GPSYCHO - A LGPL'd Psycho-Acoustic Model
GPSYCHO is an open source psycho-acoustic and noise shaping model for ISO based MP3 encoders. GPSYCHO fixes some substantial bugs in the ISO demonstration source psycho-acoustic model (ISO psy-model). In addition, GPSYCHO adds mid/side stereo, real bit reservoir control, much improved critical band bit allocation routines, variable bit rate (optional) and very good pre-echo control. At 128kbs, the quality is significantly better than that produced by the ISO psy-model (as found in almost all other free encoders). An example of these improvements is shown in Screenshots. GPSYCHO is close to the quality of the FhG encoder, but there is still room for improvement. Read on if you want to help!
As this code is released under the LGPL, it can be used in any projects, even commercial ones. I would also encourage others to help improve GPSYCHO. Some things that would help:
- Find (and send me) samples where your favorite encoder does a better job than GPSYCHO.
- Run your own listening tests and try tuning some of the algorithms below. Most have parameters that are set via trial and error.
- Try out new algorithms!
The GPSYCHO algorithms are rigorously tested through listening tests. You can find more infomation here.
GPSYCHO operates in a number of modes. Notes are available to provide information about each of them:
- GPSYCHO variable bit rate (VBR).
- GPSYCHO average bit rate (ABR).
- GPSYCHO Mid/Side Stereo.
- GPSYCHO outer_loop quantization algorithm (CBR noise shaping).
New Features (which may need some tuning):
- Bit allocation outer loop improved based on ideas in an MPEG2 J. Audio Eng. Soc. 1997 paper. The ISO demonstration source outer loop can produce some very poor quality frames in certain situations.

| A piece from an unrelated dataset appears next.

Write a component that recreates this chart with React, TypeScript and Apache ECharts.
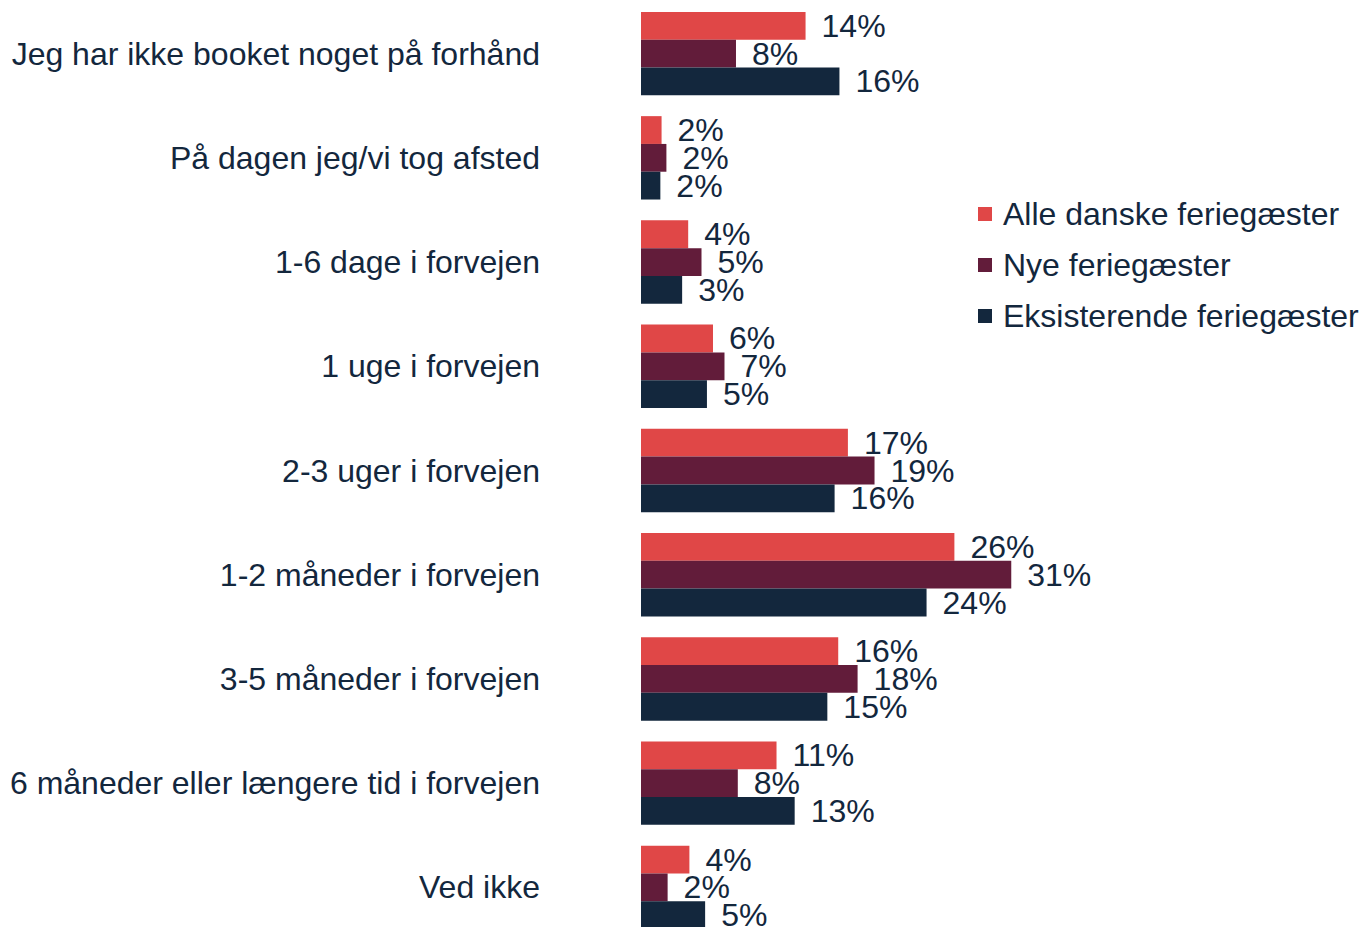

- VBR (variable bit rate) is now working! See the VBR link above for details.
MS_STEREOswitch. ISO formula is primitive. I use a switch described here.
MS_STEREOISO sparsing formula does not work. It will remove 95% of the side channel coefficients. GPSYCHO does not sparse the side channel at all, but allocate less bits for encoding. Martin Weghofer has a coder which does effectively use side channel sparsing, but the algorithm does not work well with the LAME quantization procedure. This is an area that needs further work.
MS_STEREOnow uses ideas in a Johnson ICASSP 1992 paper to compute true Mid and Side thresholds which compensate for stereo de-masking. Similar to that used in PAC and AAC.
- Bit reservoir use. Again the ISO formula performs poorly. At 128kbs, it always thinks it needs to drain the reservoir, and thus the reservoir can never build up. It will also use up all the bits for the left channel before even looking at the right channel.
- Mid/Side bit allocation. GPSYCHO allocate bits based on the differences between left and right masking thresholds. Anyone have a better idea?
- Lowpass filtering based on the compression ratio. For high compression ratios, low pass filtering will improve the results. The exact amount of filtering needed depends on the music and personal preferences - the formula to decide how much lowpass filtering to use may need some tuning. At 256kbs, no filterings is done. At 128kbs, the lowpass filter is around 15.5khz.
- Improved shortblock switching. It is now based on surges in PE or large fluctuations in energy within a single granule. These improvements trigger some critical window switching that LAME used to miss.
Features to try out:
- Add a high-pass filter. 20Hz?
- Shorter FFT for the long block noise threshold calculation. A 768 FFT centered over the 576 sample granule would be more accurate for the high frequency energies than the 1024 FFT. This should also improve the perceptual entropy (pe) calculation since there will be less interference from data outside the granule. Another advantage might be for the applaud.wav test - see the Quality section for details. It will of course make the low frequency energy estimates less accurate.
- Subblock_gain. This seems to be important. FhG uses it for most short blocks. LAME and other dist10 based codes do not make any use of this. VBR modes will use subblock gain.
Things we've learned from analyzing FhG (mp3enc3.1) produced .mp3 frames:
- FhG uses mixed_blocks only if specified as an option.
- FhG uses intensity stereo only at lower bitrates.
- FhG does not seem to use scsfi <> 0.
- Removes data in scalefactor band 21 at 128kbs.
- Almost always uses ms_stereo. Does not use ISO formula for ms_stereo switching.
- More sophisticated mid/side bit allocation.
- Excellent short block detection.
- Good bit reservoir use. Not totally based on pe, since they often allocate extra bits to long blocks.